Isteri ketiga adalah
badan kasar kita. Sebentuk badan yang juga dimanjakan banyak orang. Diberi
makan yang enak. Diajak ke tempat-tempat indah. Hampir semua lubangnya kita
puaskan semampunya. Dan ia hanya bisa mengantar kita sampai di tempat kita
dijemput sang maut.
Isteri kedua adalah
teman dan keluarga kita. Sebaik- baiknya mereka, hanya bisa menangis mengantar
kita sampai di liang lahat. Isteri pertama yang sangat kurang dari perhatian
kita, dan mendapat alokasi dana dan tenaga paling sedikit,
ia bernama sang jiwa. Dialah satu-satunya `isteri` yang menemani kita
selamanya.
Titipan pertanyaan
saya buat Anda: seberapa banyakkah dana dan tenaga yang telah kita alokasikan
khusus buat sang jiwa?
Pengalaman dan
pengamatan saya bahkan menunjukkan, dalam ketidaksadaran kolektif, kita sering
malah menyiksa dan membuat sang jiwa menderita. Semua itu dilakukan, untuk
memuaskan `isteri-isteri` yang lain. Sebut saja orang- orang
yang berebut kekuasaan dengan segala cara. Atau mereka yang memuaskan
pancaindranya tanpa rem yang memadai.
Hebatnya, kendati ia
disiksa dan dibuat menderita, sang jiwa akan senantiasa ikut bersama kita.

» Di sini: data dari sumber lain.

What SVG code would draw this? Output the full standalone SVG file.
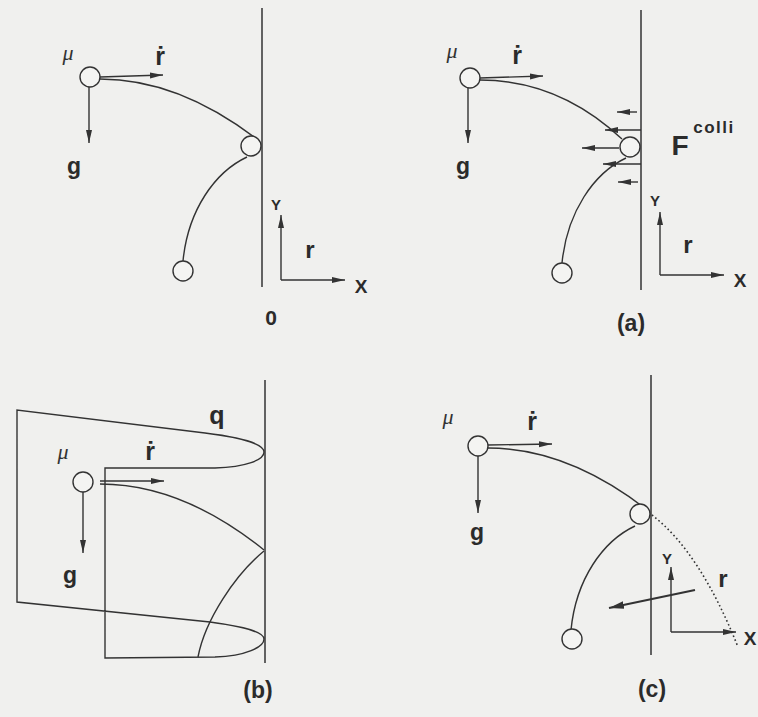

Dalam hidup maupun mati. Dalam suka dan duka. Di tengah pujian maupun makian,
ia senantiasa setia menemani kita. Entah karena lupa, entah karena khilaf,
secara kolektif kita sudah lama tidak peka akan getaran-getaran sang jiwa.
Ada orang yang menyebut bahwa bencana alam, kerusuhan,
krisis yang tidak berhenti, adalah cermin dari marah- nya sang jiwa. Saya tidak
berpendapat demikian, sang jiwa hanya bisa mengangguk terhadap kita. Ketika
kita bilang bencana, ia mengangguk. Tatkala kita katakan rusuh, ia mengangguk.
Mungkin sudah menjadi cirinya sejak dulu, kalau jiwa hanya bisa mengangguk.
Anda bebas memilih bagaimana Anda akan `tidur` bersama
isteri pertama. Di tengah-tengah keterbatasan saya sebagai manusia, di
tengah-tengah kritik orang tentang kekurangan saya, selalu saya usahakan untuk
berbicara dengan sang jiwa. Tulisan ini pun, sebenarnya hanya pembicaraan
saya bersama sang jiwa. Kebetulan Anda ada di sini, dan ikut mendengarkannya.
Sebagaimana pendengar di kesempatan lain, hanya
Andalah yang bisa memutuskan, dengan isteri mana Anda akan tidur.